--- START Data lines ---

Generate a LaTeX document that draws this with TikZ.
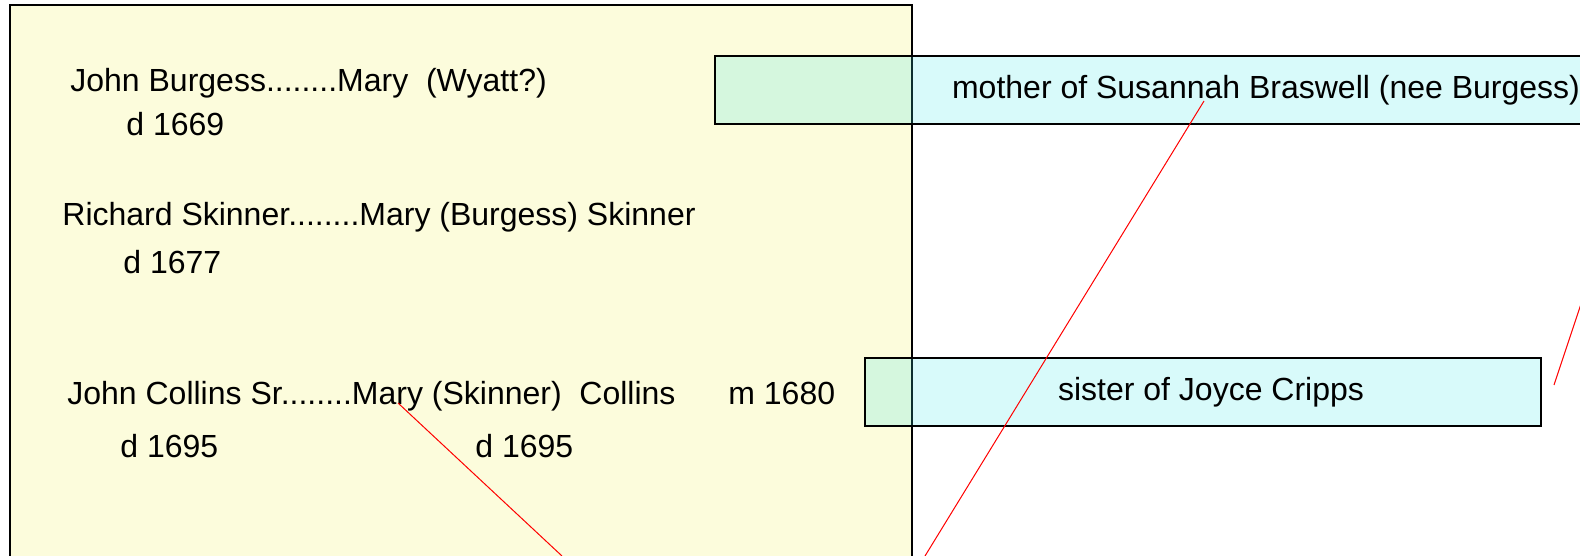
\documentclass[tikz,border=0pt]{standalone}
\usepackage{fontspec}
\setmainfont{Liberation Sans}
\usepackage{xcolor}
\usetikzlibrary{positioning}

\definecolor{panelyellow}{RGB}{252,252,220}
\definecolor{notecyan}{RGB}{60,230,230}

\begin{document}
\begin{tikzpicture}[x=0.5pt, y=-0.5pt, line join=miter,
  every node/.style={font=\fontsize{16}{19}\selectfont, inner sep=0pt},
  personline/.style={anchor=base west},
  notebox/.style={draw, line width=0.7pt, fill=notecyan, fill opacity=0.2, text opacity=1, minimum height=34pt},
  link/.style={red, line width=0.5pt}]
\useasboundingbox (0,0) rectangle (1580,556);
\clip (0,0) rectangle (1580,556);

% family panel
\fill[panelyellow] (10,5) rectangle (912,600);
\draw[line width=0.7pt] (10,600) -- (10,5) -- (912,5) -- (912,600);

\node[personline] (burgess) at (70,92) {John Burgess........Mary\ \ (Wyatt?)};
\node[personline] (burgessd) at (126,135) {d 1669};
\node[personline] (skinner) at (62,226) {Richard Skinner........Mary (Burgess) Skinner};
\node[personline] (skinnerd) at (123,273) {d 1677};
\node[personline] (collins) at (67,404) {John Collins Sr........Mary (Skinner)\ \ Collins};
\node[personline] (married) at (728,404) {m 1680};
\node[personline] (collinsd) at (120,457) {d 1695};
\node[personline] (maryd) at (475,457) {d 1695};

% notes
\node[notebox, minimum width=551pt] (mother) at (1266,90) {mother of Susannah Braswell (nee Burgess)};
\node[notebox, minimum width=338pt] (sister) at (1203,392) {\hspace{8pt}sister of Joyce Cripps};

\coordinate (maryy) at (398,403);
\coordinate (susannah) at (1204,101);
\coordinate (outB) at (562,556);
\coordinate (outA) at (925,556);
\coordinate (edgeC) at (1590,277);
\coordinate (endC) at (1554,385);

\draw[link] (maryy) -- (outB);
\draw[link] (susannah) -- (outA);
\draw[link] (edgeC) -- (endC);
\end{tikzpicture}
\end{document}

--- END Data lines ---

Given request => Transcribe all of the material exactly, leaving out whatever pictures it contains.

Full answer =>
Generate a LaTeX document that draws this with TikZ.
\documentclass[tikz,border=0pt]{standalone}
\usepackage{fontspec}
\setmainfont{Liberation Sans}
\usepackage{xcolor}
\usetikzlibrary{positioning}

\definecolor{panelyellow}{RGB}{252,252,220}
\definecolor{notecyan}{RGB}{60,230,230}

\begin{document}
\begin{tikzpicture}[x=0.5pt, y=-0.5pt, line join=miter,
  every node/.style={font=\fontsize{16}{19}\selectfont, inner sep=0pt},
  personline/.style={anchor=base west},
  notebox/.style={draw, line width=0.7pt, fill=notecyan, fill opacity=0.2, text opacity=1, minimum height=34pt},
  link/.style={red, line width=0.5pt}]
\useasboundingbox (0,0) rectangle (1580,556);
\clip (0,0) rectangle (1580,556);

% family panel
\fill[panelyellow] (10,5) rectangle (912,600);
\draw[line width=0.7pt] (10,600) -- (10,5) -- (912,5) -- (912,600);

\node[personline] (burgess) at (70,92) {John Burgess........Mary\ \ (Wyatt?)};
\node[personline] (burgessd) at (126,135) {d 1669};
\node[personline] (skinner) at (62,226) {Richard Skinner........Mary (Burgess) Skinner};
\node[personline] (skinnerd) at (123,273) {d 1677};
\node[personline] (collins) at (67,404) {John Collins Sr........Mary (Skinner)\ \ Collins};
\node[personline] (married) at (728,404) {m 1680};
\node[personline] (collinsd) at (120,457) {d 1695};
\node[personline] (maryd) at (475,457) {d 1695};

% notes
\node[notebox, minimum width=551pt] (mother) at (1266,90) {mother of Susannah Braswell (nee Burgess)};
\node[notebox, minimum width=338pt] (sister) at (1203,392) {\hspace{8pt}sister of Joyce Cripps};

\coordinate (maryy) at (398,403);
\coordinate (susannah) at (1204,101);
\coordinate (outB) at (562,556);
\coordinate (outA) at (925,556);
\coordinate (edgeC) at (1590,277);
\coordinate (endC) at (1554,385);

\draw[link] (maryy) -- (outB);
\draw[link] (susannah) -- (outA);
\draw[link] (edgeC) -- (endC);
\end{tikzpicture}
\end{document}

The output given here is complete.